In California, the political details are different, but the end result is likely similar. The state offered up a financial backstop for the Los Angeles Games last year, but the authorization was only valid for a 2024 bid. Now the Los Angeles City Council will have to sign their support for a 2028 bid without knowing the status of their $250-million contingency from the state. In the last several months, the state legislature has gone through two rending legislative efforts, passing the SB1 gas tax increase and the extension of California’s cap and trade program.

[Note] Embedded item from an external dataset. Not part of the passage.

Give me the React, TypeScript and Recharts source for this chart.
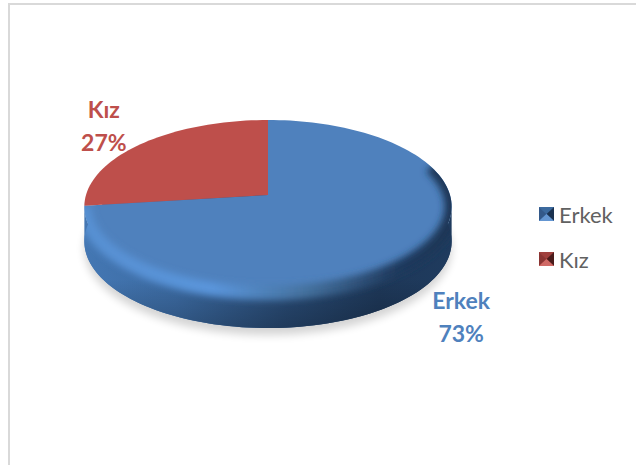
import React from "react";
import { PieChart, Pie, Cell, Legend } from "recharts";

const categories = ["Erkek", "Kız"];
const shares = [73, 27];
const topColors = ["#4F81BD", "#BE4F4B"];

const data = categories.map((name, i) => ({ name, value: shares[i] }));

const FONT = "Lato, sans-serif";
const DEPTH = 35;
// tilt of the disc: the centre sits above the middle of the drawn ellipse
const TILT = -0.133;
const SQUASH = 0.467;

// unit disc -> screen, simple perspective
const project = (cx: number, cy: number, r: number, angle: number, k = 1) => {
  const rad = (angle * Math.PI) / 180;
  const u = Math.cos(rad) * k;
  const v = -Math.sin(rad) * k;
  const w = 1 + TILT * v;
  return { x: cx + (r * u) / w, y: cy + (r * SQUASH * v) / w, v };
};

const arcPoints = (p: any, from: number, to: number) => {
  const pts = [];
  const steps = Math.max(4, Math.ceil(Math.abs(to - from) / 2));
  for (let i = 0; i <= steps; i++) {
    pts.push(project(p.cx, p.cy, p.outerRadius, from + ((to - from) * i) / steps));
  }
  return pts;
};

const toPath = (pts: { x: number; y: number }[]) =>
  pts.map((q, i) => `${i ? "L" : "M"}${q.x.toFixed(2)} ${q.y.toFixed(2)}`).join(" ");

// side wall and floor shadow
const BaseSlice = (p: any) => {
  if (p.name !== categories[0]) return <g />;
  const ring = arcPoints(p, 0, 360);
  const front = arcPoints(p, p.startAngle, p.endAngle).filter((q) => q.v > 0.1);
  const lower = front.map((q) => ({ x: q.x, y: q.y + DEPTH })).reverse();
  const d = toPath(front) + " " + toPath(lower).replace("M", "L") + " Z";
  const shadow = toPath(ring.map((q) => ({ x: q.x, y: q.y + DEPTH + 7 }))) + " Z";
  return (
    <g>
      <path d={shadow} fill="#000" opacity={0.17} filter="url(#floorBlur)" />
      <path d={toPath(ring.map((q) => ({ x: q.x, y: q.y + DEPTH }))) + " Z"} fill="url(#wall)" />
      <path d={d} fill="url(#wall)" />
      <path d={d} fill="url(#wallDown)" />
    </g>
  );
};

const TopSlice = (p: any) => {
  const arc = arcPoints(p, p.startAngle, p.endAngle);
  const apex = project(p.cx, p.cy, p.outerRadius, 0, 0);
  const d = `M${apex.x} ${apex.y} ` + toPath(arc).replace("M", "L") + " Z";
  if (p.name !== categories[0]) return <path d={d} fill={p.fill} />;
  const ringPts = arcPoints(p, 0, 360);
  const ring = toPath(ringPts) + " Z";
  const ringLow = toPath(ringPts.map((q) => ({ x: q.x, y: q.y + DEPTH }))) + " Z";
  const rim = arc.filter((q) => q.v > -0.35);
  return (
    <g>
      <clipPath id="discClip">
        <path d={ring} />
        <path d={ringLow} />
      </clipPath>
      <path d={d} fill={p.fill} />
      <g clipPath="url(#discClip)">
        <path d={toPath(rim)} fill="none" stroke="url(#bevel)" strokeWidth={14} filter="url(#bevelBlur)" />
      </g>
    </g>
  );
};

const labelShift: Record<string, number[]> = { Erkek: [10, 39], "Kız": [-16, -16] };

const renderLabel = (p: any) => {
  const at = project(p.cx, p.cy, p.outerRadius, p.midAngle, 1.2);
  const [sx, sy] = labelShift[p.name];
  return (
    <text x={at.x + sx} y={at.y + sy} textAnchor="middle" fill={p.fill} fontFamily={FONT} fontWeight={700} fontSize={23}>
      <tspan x={at.x + sx} dy={0}>{p.name}</tspan>
      <tspan x={at.x + sx} dy={33}>{`${Math.round(p.percent * 100)}%`}</tspan>
    </text>
  );
};

const LegendBox = () => (
  <div style={{ fontFamily: FONT, fontSize: 22, color: "#616161" }}>
    {categories.map((name, i) => (
      <div key={name} style={{ display: "flex", alignItems: "center", height: 24, marginBottom: 21 }}>
        <svg width={15} height={14} style={{ marginRight: 5 }}>
          <rect width={15} height={14} fill={topColors[i]} />
          <polygon points="0,0 15,0 7.5,7" fill={i ? "#A0403D" : "#3C6A9E"} />
          <polygon points="0,0 0,14 7.5,7" fill={i ? "#8A3533" : "#33598A"} />
          <polygon points="15,0 15,14 7.5,7" fill={i ? "#4A1C1B" : "#1B3250"} />
          <polygon points="0,14 15,14 7.5,7" fill={i ? "#D06A66" : "#6496D2"} />
        </svg>
        {name}
      </div>
    ))}
  </div>
);

export default function App() {
  return (
    <div style={{ position: "absolute", left: 0, top: 0, width: 636, height: 465, background: "#fff", overflow: "hidden" }}>
      <div style={{ position: "absolute", left: 8, top: 3, width: 640, height: 2, background: "#D9D9D9" }} />
      <div style={{ position: "absolute", left: 8, top: 3, width: 2, height: 470, background: "#D9D9D9" }} />
      <PieChart width={636} height={465} margin={{ top: 0, right: 0, bottom: 0, left: 0 }}>
        <defs>
          <linearGradient id="wall" x1="0" y1="0" x2="1" y2="0">
            <stop offset="0" stopColor="#4477B3" />
            <stop offset="0.25" stopColor="#3C6BA3" />
            <stop offset="0.55" stopColor="#294B75" />
            <stop offset="0.8" stopColor="#1E3859" />
            <stop offset="1" stopColor="#1F3B5E" />
          </linearGradient>
          <linearGradient id="wallDown" x1="0" y1="0" x2="0" y2="1">
            <stop offset="0.6" stopColor="#000" stopOpacity={0} />
            <stop offset="1" stopColor="#000" stopOpacity={0.22} />
          </linearGradient>
          <linearGradient id="bevel" x1="0" y1="0" x2="1" y2="0">
            <stop offset="0" stopColor="#5790D2" />
            <stop offset="0.35" stopColor="#5A95DB" />
            <stop offset="0.6" stopColor="#45729F" />
            <stop offset="0.85" stopColor="#1F3A5E" />
            <stop offset="1" stopColor="#1D3656" />
          </linearGradient>
          <filter id="floorBlur" x="-10%" y="-20%" width="120%" height="140%">
            <feGaussianBlur stdDeviation="4" />
          </filter>
          <filter id="bevelBlur" x="-10%" y="-20%" width="120%" height="140%">
            <feGaussianBlur stdDeviation="3.5" />
          </filter>
        </defs>
        <Pie
          data={data}
          dataKey="value"
          nameKey="name"
          cx={268}
          cy={195}
          outerRadius={182}
          startAngle={90}
          endAngle={-270}
          stroke="none"
          legendType="none"
          shape={BaseSlice}
          isAnimationActive={false}
        >
          {categories.map((c, i) => <Cell key={c} fill={topColors[i]} />)}
        </Pie>
        <Pie
          data={data}
          dataKey="value"
          nameKey="name"
          cx={268}
          cy={195}
          outerRadius={182}
          startAngle={90}
          endAngle={-270}
          stroke="none"
          shape={TopSlice}
          label={renderLabel}
          labelLine={false}
          isAnimationActive={false}
        >
          {categories.map((c, i) => <Cell key={c} fill={topColors[i]} />)}
        </Pie>
        <Legend layout="vertical" align="right" verticalAlign="top" content={<LegendBox />} wrapperStyle={{ top: 202, left: 539, width: 95 }} />
      </PieChart>
    </div>
  );
}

While the state is certain to support the bid vocally, directing additional money to Los Angeles because of a sporting event is probably off the table. Sacramento leaders have expended much in the way of political capital lately, and still have the housing crisis left to consider. Perhaps most importantly, Los Angeles, which has said that only the Purple Line and the LAX people mover are central to its bid, isn’t going to ask for more than what it’s getting.

To a certain degree, Los Angeles has built its bid on being the Olympic City of Last Resort. After Boston made an abrupt about face as the American bid city, Garcetti successfully pitched L.A. to the United States Olympic Committee as the unsinkable backup, with high support in polls and a bevy of available world-class arenas. The mayor has frequently claimed that Los Angeles could host the mega-event on a moment’s notice, or far into the indefinite future.

Central to that flexibility has been the fiscal conservatism of the bid from the start. Risk avoidance also allowed the city to have a strong negotiating hand in accepting the later 2028 Olympics. Compared to the 2024 Games, the 2028 bid involves a greater forecasting uncertainty that would make it an unpalatable or flat-out unworkable for most contestant cities, including Paris. The IOC’s deal with L.A., based on a possible but not guaranteed surplus, incentivizes continued prudence from the bid committee. Put simply, it would be strange to start adding costs now.

If the underlying purpose of the Los Angeles 2028 Games is to show that the 1984 ethos is still valid, that requires caution not only in direct spending, but also in indirect commitments. In the GAO report (PDF – page 29) on federal spending for the Olympics, there is a comment that “Los Angeles city officials did not develop, modify, or accelerate the city’s planned highway, transit, or other capital improvement projects to prepare the city to host the Games… [C]ity officials believed that host cities for Olympic Games held before 1984 often overextended themselves by trying to complete… related capital improvement projects.”

Good, bad, or otherwise, this is the philosophy at the core of 2028 bid. Metro will continue to pursue acceleration of Measure M projects, but that effort will occur parallel, and not tandem, to the return of the Olympics.